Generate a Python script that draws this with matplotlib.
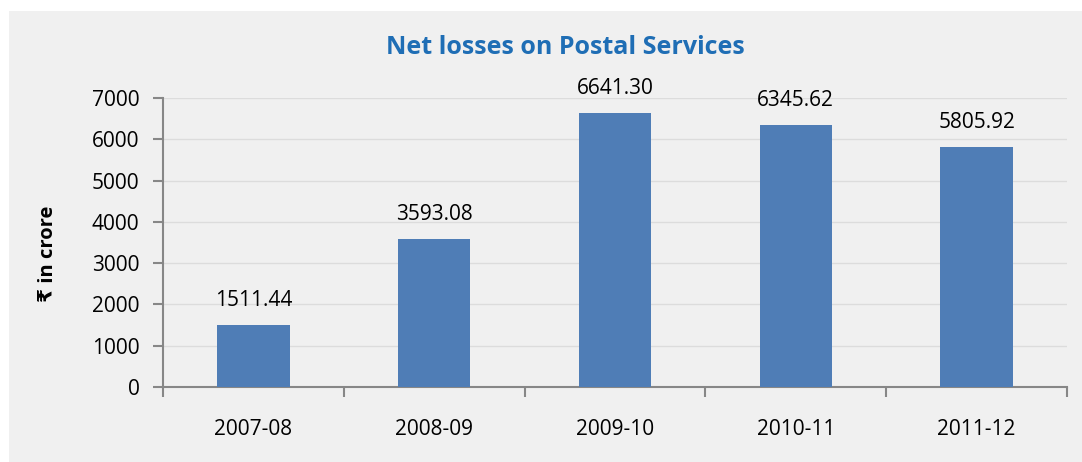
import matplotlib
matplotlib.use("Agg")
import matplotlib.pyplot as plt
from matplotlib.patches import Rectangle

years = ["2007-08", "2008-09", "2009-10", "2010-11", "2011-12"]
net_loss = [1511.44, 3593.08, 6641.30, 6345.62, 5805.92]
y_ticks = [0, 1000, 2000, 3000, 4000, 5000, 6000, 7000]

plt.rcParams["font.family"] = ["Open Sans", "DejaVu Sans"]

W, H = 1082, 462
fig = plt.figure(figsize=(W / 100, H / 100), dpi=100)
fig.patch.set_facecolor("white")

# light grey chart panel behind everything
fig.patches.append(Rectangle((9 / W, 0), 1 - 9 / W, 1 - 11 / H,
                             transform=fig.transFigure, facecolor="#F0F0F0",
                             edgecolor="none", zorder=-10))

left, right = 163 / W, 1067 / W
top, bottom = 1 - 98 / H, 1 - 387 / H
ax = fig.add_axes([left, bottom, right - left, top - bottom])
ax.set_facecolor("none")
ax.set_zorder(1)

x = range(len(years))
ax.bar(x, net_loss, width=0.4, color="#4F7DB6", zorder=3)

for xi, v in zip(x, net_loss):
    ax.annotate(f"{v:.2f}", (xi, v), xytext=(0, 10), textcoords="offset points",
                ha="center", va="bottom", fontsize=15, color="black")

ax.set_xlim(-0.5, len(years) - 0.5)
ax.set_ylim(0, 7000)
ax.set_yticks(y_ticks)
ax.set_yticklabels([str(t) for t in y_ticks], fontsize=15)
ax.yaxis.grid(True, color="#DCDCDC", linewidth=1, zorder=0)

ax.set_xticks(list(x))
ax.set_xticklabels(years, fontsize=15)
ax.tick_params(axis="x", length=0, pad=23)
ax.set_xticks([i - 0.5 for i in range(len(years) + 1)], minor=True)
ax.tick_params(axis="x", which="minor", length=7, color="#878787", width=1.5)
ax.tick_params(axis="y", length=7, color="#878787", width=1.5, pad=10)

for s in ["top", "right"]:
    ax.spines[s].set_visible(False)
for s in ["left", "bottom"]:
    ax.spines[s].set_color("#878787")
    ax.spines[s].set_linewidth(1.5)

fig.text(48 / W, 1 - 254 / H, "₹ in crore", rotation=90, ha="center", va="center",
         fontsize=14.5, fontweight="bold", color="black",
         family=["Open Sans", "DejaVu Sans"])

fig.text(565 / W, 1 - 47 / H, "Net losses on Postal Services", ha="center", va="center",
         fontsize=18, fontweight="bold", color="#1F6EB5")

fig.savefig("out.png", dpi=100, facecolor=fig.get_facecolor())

WHAT IS NEEDED
With the pictures left out, transcribe the material exactly.

RESULT FOR THIS TASK
Generate a Python script that draws this with matplotlib.
import matplotlib
matplotlib.use("Agg")
import matplotlib.pyplot as plt
from matplotlib.patches import Rectangle

years = ["2007-08", "2008-09", "2009-10", "2010-11", "2011-12"]
net_loss = [1511.44, 3593.08, 6641.30, 6345.62, 5805.92]
y_ticks = [0, 1000, 2000, 3000, 4000, 5000, 6000, 7000]

plt.rcParams["font.family"] = ["Open Sans", "DejaVu Sans"]

W, H = 1082, 462
fig = plt.figure(figsize=(W / 100, H / 100), dpi=100)
fig.patch.set_facecolor("white")

# light grey chart panel behind everything
fig.patches.append(Rectangle((9 / W, 0), 1 - 9 / W, 1 - 11 / H,
                             transform=fig.transFigure, facecolor="#F0F0F0",
                             edgecolor="none", zorder=-10))

left, right = 163 / W, 1067 / W
top, bottom = 1 - 98 / H, 1 - 387 / H
ax = fig.add_axes([left, bottom, right - left, top - bottom])
ax.set_facecolor("none")
ax.set_zorder(1)

x = range(len(years))
ax.bar(x, net_loss, width=0.4, color="#4F7DB6", zorder=3)

for xi, v in zip(x, net_loss):
    ax.annotate(f"{v:.2f}", (xi, v), xytext=(0, 10), textcoords="offset points",
                ha="center", va="bottom", fontsize=15, color="black")

ax.set_xlim(-0.5, len(years) - 0.5)
ax.set_ylim(0, 7000)
ax.set_yticks(y_ticks)
ax.set_yticklabels([str(t) for t in y_ticks], fontsize=15)
ax.yaxis.grid(True, color="#DCDCDC", linewidth=1, zorder=0)

ax.set_xticks(list(x))
ax.set_xticklabels(years, fontsize=15)
ax.tick_params(axis="x", length=0, pad=23)
ax.set_xticks([i - 0.5 for i in range(len(years) + 1)], minor=True)
ax.tick_params(axis="x", which="minor", length=7, color="#878787", width=1.5)
ax.tick_params(axis="y", length=7, color="#878787", width=1.5, pad=10)

for s in ["top", "right"]:
    ax.spines[s].set_visible(False)
for s in ["left", "bottom"]:
    ax.spines[s].set_color("#878787")
    ax.spines[s].set_linewidth(1.5)

fig.text(48 / W, 1 - 254 / H, "₹ in crore", rotation=90, ha="center", va="center",
         fontsize=14.5, fontweight="bold", color="black",
         family=["Open Sans", "DejaVu Sans"])

fig.text(565 / W, 1 - 47 / H, "Net losses on Postal Services", ha="center", va="center",
         fontsize=18, fontweight="bold", color="#1F6EB5")

fig.savefig("out.png", dpi=100, facecolor=fig.get_facecolor())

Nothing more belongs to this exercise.